For these reasons (and more - but I'll try to keep this short) egg tempera does best on a rigid support. Wood-based panels are most often used. They can be either solid or engineered (plywood, hardboard, fiberboard). They are considerations, pros and cons to each choice - see the "Rigid Support" page on the resource section of MITRA.
Thin panels are more prone to flex than thick ones (i.e. 1/8" hardboard is much less rigid than 3/4" plywood). Large panels more apt to flex than small ones (1/8" hardboard at 5 x 7" is more rigid than one at 14 x 18"). There are other factors - the more layers of paint, the less flexible the paint film is; large sizes pigments (historical, native earths) make less flexible paint films than modern, tiny micron size pigments. I don't mean to make this complicated but, in fact, there are a lot of factors to consider.
Anyhow, depending on the above, at a certain point a panel may need to be braced. There are different ways to do this, and different thoughts on what works best. Glue strips of wood to the back of a panel (as the panels you recommend) is one option & can work well....then again, two different wood-based materials (thin, plywood panel and thick, solid wood strips on back) will absorb moisture at different rates, expand/contract at different rates, and that stress can travel into the gesso and paint layers and potentially cause them to crack. For this reason, there are some people who believe bracing introduces, long term, more problems than it solves. The same is true of aluminum bracing - nonabsorbent aluminum won't move at all in response to RH, the wood elements will - that conflict can, over time, cause problems. So bracing is a short term solution that can, under good conditions, work in the long term....but then again, may not.
My own preference, instead of bracing, would be to use a very high grade plywood (the best you can find - i.e. a good cabinet-grade birch) in the thickest dimension you can afford to work with, 1/2 to (even better) 3/4". But I appreciate that, at large sizes, this can make for a heavy painting.

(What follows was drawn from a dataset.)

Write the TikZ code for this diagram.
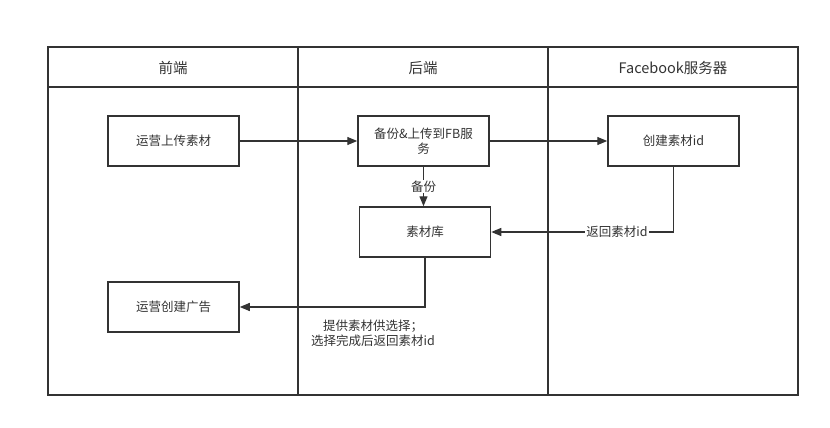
\documentclass[tikz,border=0pt]{standalone}
\usepackage{fontspec}
\setmainfont{Noto Sans CJK SC}
\usetikzlibrary{arrows.meta}
\definecolor{ink}{HTML}{333333}
\begin{document}
\begin{tikzpicture}[x=1pt,y=-1pt,
  lane/.style={draw=ink,line width=1.5pt},
  box/.style={draw=ink,line width=1.5pt,minimum width=131pt,minimum height=50pt,inner sep=2pt,align=center,font=\fontsize{12.5}{15}\selectfont,text=ink},
  hdr/.style={font=\fontsize{14.5}{16}\selectfont,text=ink},
  conn/.style={draw=ink,line width=1.3pt,-{Triangle[length=10pt,width=8pt]}},
  lbl/.style={fill=white,inner sep=1pt,font=\fontsize{12.5}{15}\selectfont,text=ink}]
\useasboundingbox (0,0) rectangle (830,428);
\draw[lane] (48,47) rectangle (798,395);
\draw[lane] (48,87) -- (798,87);
\draw[lane] (298,47) -- (298,395);
\draw[lane] (548,47) -- (548,395);
\node[hdr] (h1) at (173,68) {前端};
\node[hdr] (h2) at (423,68) {后端};
\node[hdr] (h3) at (673,68) {Facebook服务器};
\node[box] (b1) at (173.5,141) {运营上传素材};
\node[box] (b2) at (423.5,141) {备份\&上传到FB服\\务};
\node[box] (b3) at (673.5,141) {创建素材id};
\node[box] (b4) at (425,232) {素材库};
\node[box] (b5) at (173.5,307) {运营创建广告};
\draw[conn] (b1) -- (b2);
\draw[conn] (b2) -- (b3);
\draw[conn] (b2.south) -- node[lbl] {备份} (b2.south |- b4.north);
\coordinate (c1) at (b3.south |- b4.east);
\draw[conn] (b3.south) -- (c1) -- node[lbl,pos=0.31] {返回素材id} (b4.east);
\coordinate (c2) at (b4.south |- b5.east);
\draw[conn] (b4.south) -- (c2) -- (b5.east);
\node[font=\fontsize{12.5}{15}\selectfont,text=ink,align=center] (t1) at (373,333) {提供素材供选择；\\选择完成后返回素材id};
\end{tikzpicture}
\end{document}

And it's getting increasingly difficult to find really good quality plywood, without voids or lower grade filler woods - but they are out there.
Other factors that increase stability in a panel: Coat back and front with equal number of gesso layers (this is important to minimize warping). Paint the back with house paint to prevent RH from entering in. Frame with a sturdy frame. All these things help a panel to stay planar.
Whatever type of wood-based panel you use, if it's got a wood grain pattern, you should first coat it with cloth (linen, cotton) before gessoing - without cloth, the grain pattern can telegraph through the gesso and cause cracks in the paint. Fiberboard panels, which don't have a grain patter, don't need a cloth layer.